What you should do :: Beginning with the opening line of the entries, return every line through the one containing "import matplotlib.pyplot as plt", both included, and nothing else. Omit pictures.

Data to process ::
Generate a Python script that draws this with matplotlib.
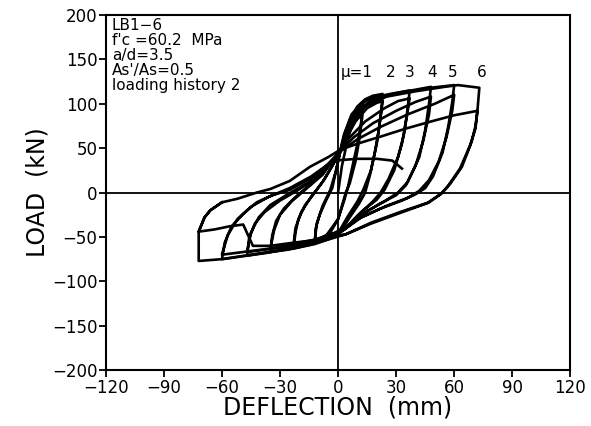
import matplotlib
matplotlib.use("Agg")
import matplotlib.pyplot as plt

# hysteresis paths per ductility level (deflection mm, load kN)
x_mu1 = [0, 2, 5, 8, 11, 13, 12.5, 11, 9, 6, 4, 2, 0, -4, -8, -12,
         -11.5, -9.5, -6, -3, -1, 1, 4, 8, 11, 12.5, 12, 10, 7, 5, 3, 0, -6, -12,
         -11, -8, -4, -1, 1]
y_mu1 = [0, 30, 60, 82, 96, 101, 85, 60, 35, 10, 0, -15, -30, -45, -52, -56,
         -40, -25, -8, 5, 25, 45, 65, 85, 96, 98, 80, 55, 25, 5, -10, -30, -48, -54,
         -35, -15, 3, 25, 45]

x_mu2 = [1, 3, 6, 10, 14, 18, 23, 22.5, 21, 19, 16.5, 14, 11, 6, 2, -3, -12, -23,
         -22, -20.5, -17, -12, -7, -3, 1, 4, 9, 15, 20, 23,
         22, 20, 17, 13, 10, 5, 1, -8, -23, -22, -19, -14, -8, -3, 1]
y_mu2 = [45, 62, 82, 97, 105, 109, 111, 95, 70, 45, 20, 0, -12, -28, -42, -51, -58, -63,
         -45, -30, -14, 0, 15, 30, 46, 60, 80, 95, 101, 103,
         85, 55, 25, 3, -10, -27, -42, -53, -59, -40, -22, -5, 12, 30, 46]

x_mu3 = [1, 3, 7, 12, 18, 27, 37, 36, 34, 31, 26, 22, 18, 10, 4, -2, -15, -25, -35,
         -34, -32, -28, -22, -15, -8, -2, 1, 6, 14, 24, 31, 37,
         35.5, 33, 29, 24, 20, 12, 4, -5, -20, -35,
         -33, -30, -24, -16, -8, -2, 1]
y_mu3 = [46, 65, 88, 100, 107, 111, 115, 95, 65, 40, 15, 0, -10, -26, -40, -50, -59, -64, -67,
         -48, -32, -18, -5, 8, 22, 38, 46, 62, 80, 95, 103, 106,
         85, 55, 25, 3, -8, -22, -40, -52, -60, -63,
         -42, -25, -10, 5, 20, 38, 46]

x_mu4 = [1, 4, 10, 18, 28, 38, 48, 47, 45, 42, 36, 31, 24, 14, 5, 0, -10, -25, -37, -47,
         -46, -43, -38, -30, -22, -12, -4, 1, 8, 18, 30, 40, 48,
         47, 44, 40, 35, 30, 22, 10, 3, -10, -30, -47,
         -45, -41, -35, -26, -15, -6, 1]
y_mu4 = [46, 70, 92, 105, 111, 115, 119, 100, 70, 40, 12, 0, -10, -22, -37, -48, -55, -63, -68, -71,
         -52, -35, -22, -9, 1, 15, 33, 46, 62, 78, 92, 102, 108,
         88, 58, 30, 8, -3, -12, -28, -42, -53, -62, -67,
         -45, -28, -14, -2, 12, 28, 46]

x_mu5 = [1, 5, 12, 22, 35, 48, 60, 59, 57, 54, 49, 45, 40, 33, 22, 10, 3, -12, -30, -47, -60,
         -58.5, -55, -49, -42, -34, -25, -15, -7, 1, 10, 22, 36, 50, 60,
         59, 56, 52, 47, 42, 36, 25, 12, 3, -12, -35, -60,
         -57, -52, -45, -36, -25, -14, -5, 1]
y_mu5 = [46, 72, 95, 107, 113, 118, 121, 102, 75, 45, 18, 5, -2, -9, -18, -30, -42, -54, -65, -71, -75,
         -56, -38, -24, -11, -3, 3, 15, 28, 46, 60, 74, 88, 100, 110,
         92, 62, 35, 14, 2, -6, -15, -28, -42, -53, -63, -70,
         -48, -30, -16, -5, 5, 18, 32, 46]

x_mu6 = [1, 6, 14, 25, 40, 55, 62, 73, 72, 71, 69, 64, 58, 54, 47, 32, 17, 4, -10, -26, -45, -60, -72,
         -72, -72, -69, -66, -60, -52, -42, -35, -25, -14.5, -5, 1,
         10, 22, 35, 48, 60, 72, 71, 68, 63, 57, 53, 46, 32, 17, 4,
         -10, -25, -35, -44, -49, -56, -64, -72, -69, -66, -60]
y_mu6 = [46, 75, 97, 108, 114, 119, 121, 118, 92, 75, 57, 29, 10, 0, -11, -22, -34, -47, -56, -64, -70, -75, -77,
         -60, -44, -28, -20, -11, -7, 0, 4, 13, 29, 40, 48,
         55, 63, 72, 80, 87, 92, 72, 52, 27, 8, -2, -12, -23, -35, -47,
         -53, -57, -60, -60, -36, -38, -41.6, -44, -28, -20, -11]

x_end = [-2, 10, 20, 28, 33]
y_end = [36, 38, 38, 36, 27]

mu_labels = ["\u03bc=1", "2", "3", "4", "5", "6"]
mu_label_x = [15.5, 27, 37, 48.6, 59, 74.5]
mu_label_y = 135

spec_text = "LB1\u22126\nf'c =60.2  MPa\na/d=3.5\nAs'/As=0.5\nloading history 2"

xticks = [-120, -90, -60, -30, 0, 30, 60, 90, 120]
yticks = [-200, -150, -100, -50, 0, 50, 100, 150, 200]

fig = plt.figure(figsize=(5.91, 4.26), dpi=100)
ax = fig.add_axes([0.179, 0.131, 0.786, 0.834])

ax.axhline(0, color="black", lw=1.3, zorder=1)
ax.axvline(0, color="black", lw=1.3, zorder=1)

for xs, ys in [(x_mu1, y_mu1), (x_mu2, y_mu2), (x_mu3, y_mu3),
               (x_mu4, y_mu4), (x_mu5, y_mu5), (x_mu6, y_mu6), (x_end, y_end)]:
    ax.plot(xs, ys, color="black", lw=1.9, solid_joinstyle="round", zorder=2)

# ductility labels over the peaks
for lab, lx in zip(mu_labels, mu_label_x):
    if lab.startswith("\u03bc"):
        ax.text(lx + 2.5, mu_label_y, lab, ha="right", va="center", fontsize=11)
    else:
        ax.text(lx, mu_label_y, lab, ha="center", va="center", fontsize=11)

ax.text(0.013, 0.99, spec_text, transform=ax.transAxes, ha="left", va="top",
        fontsize=11, linespacing=0.98)

ax.set_xlim(-120, 120)
ax.set_ylim(-200, 200)
ax.set_xticks(xticks)
ax.set_yticks(yticks)
ax.tick_params(direction="out", length=5, width=1.3, labelsize=12, pad=1)
for s in ax.spines.values():
    s.set_linewidth(1.5)

ax.set_xlabel("DEFLECTION  (mm)", fontsize=17, labelpad=-1)
ax.set_ylabel("LOAD  (kN)", fontsize=17, labelpad=2)

fig.savefig("out.png", dpi=100)
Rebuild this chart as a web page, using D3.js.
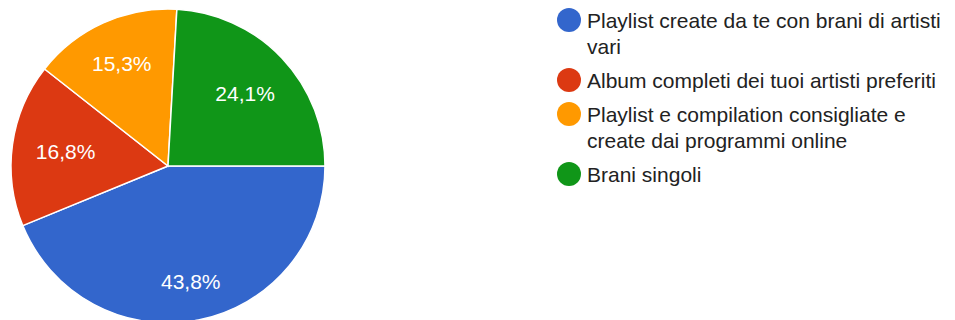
<!DOCTYPE html>
<html>
<head>
<meta charset="utf-8">
<script src="https://cdn.jsdelivr.net/npm/d3@7"></script>
<style>
  html, body { margin: 0; padding: 0; background: #fff; }
  svg { display: block; font-family: Arial, "Liberation Sans", Helvetica, sans-serif; }
</style>
</head>
<body>
<div class="pie"></div>
<script>
// chart values
var categories = [
    "Playlist create da te con brani di artisti vari",
    "Album completi dei tuoi artisti preferiti",
    "Playlist e compilation consigliate e create dai programmi online",
    "Brani singoli"
];
var values = [43.8, 16.8, 15.3, 24.1];
var colors = ["#3366cc", "#dc3912", "#ff9900", "#109618"];

var width = 955,
    height = 320;

// geometry of pie
var cx = 168,
    cy = 166,
    radius = 157,
    labelReach = 134,   // farthest corner of a label box from centre
    fontSize = 21;

// legend geometry
var legendX = 569,
    legendTextX = 587,
    legendTop = 28,
    lineHeight = 26,
    itemGap = 8,
    legendMaxWidth = 365;

var locale = d3.formatLocale({decimal: ",", thousands: ".", grouping: [3], currency: ["", "€"]});
var fmt = locale.format(".1f");

var svg = d3.select("div.pie").append("svg")
    .attr("width", width)
    .attr("height", height);

var pie = d3.pie()
    .sort(null)
    .startAngle(Math.PI / 2)
    .endAngle(Math.PI / 2 + 2 * Math.PI)
    .value(function(d) { return d; });

var arc = d3.arc()
    .innerRadius(0)
    .outerRadius(radius);

var arcs = pie(values);

var g = svg.append("g")
    .attr("transform", "translate(" + cx + "," + cy + ")");

g.selectAll("path.slice")
    .data(arcs)
    .enter().append("path")
    .attr("class", "slice")
    .attr("d", arc)
    .attr("fill", function(d, i) { return colors[i]; })
    .attr("stroke", "#fff")
    .attr("stroke-width", 1.5);

// labels: put the box so its outer corner sits at labelReach
var labels = g.selectAll("text.label")
    .data(arcs)
    .enter().append("text")
    .attr("class", "label")
    .style("font-size", fontSize + "px")
    .attr("fill", "#fff")
    .attr("text-anchor", "middle")
    .text(function(d) { return fmt(d.value) + "%"; });

labels.each(function(d) {
    var w = this.getComputedTextLength(),
        h = fontSize * 0.76;
    var a = (d.startAngle + d.endAngle) / 2;
    var ux = Math.sin(a), uy = -Math.cos(a);
    var sx = (ux >= 0 ? 1 : -1) * w / 2,
        sy = (uy >= 0 ? 1 : -1) * h / 2;
    var us = ux * sx + uy * sy,
        ss = sx * sx + sy * sy;
    var dist = -us + Math.sqrt(us * us - ss + labelReach * labelReach);
    d3.select(this)
        .attr("x", ux * dist)
        .attr("y", uy * dist + fontSize * 0.36);
});

// legend
var legend = svg.append("g").attr("class", "legend");
var y = legendTop;

categories.forEach(function(name, i) {
    legend.append("circle")
        .attr("cx", legendX)
        .attr("cy", y - 8)
        .attr("r", 12)
        .attr("fill", colors[i]);

    var t = legend.append("text")
        .attr("x", legendTextX)
        .attr("y", y)
        .style("font-size", fontSize + "px")
        .attr("fill", "#222");

    // greedy word wrap
    var words = name.split(" "),
        line = [],
        tspan = t.append("tspan").attr("x", legendTextX).attr("y", y),
        lines = 1;
    words.forEach(function(word) {
        line.push(word);
        tspan.text(line.join(" "));
        if (tspan.node().getComputedTextLength() > legendMaxWidth && line.length > 1) {
            line.pop();
            tspan.text(line.join(" "));
            line = [word];
            tspan = t.append("tspan")
                .attr("x", legendTextX)
                .attr("y", y + lines * lineHeight)
                .text(word);
            lines++;
        }
    });

    y += lines * lineHeight + itemGap;
});
</script>
</body>
</html>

Full answer ::
Generate a Python script that draws this with matplotlib.
import matplotlib
matplotlib.use("Agg")
import matplotlib.pyplot as plt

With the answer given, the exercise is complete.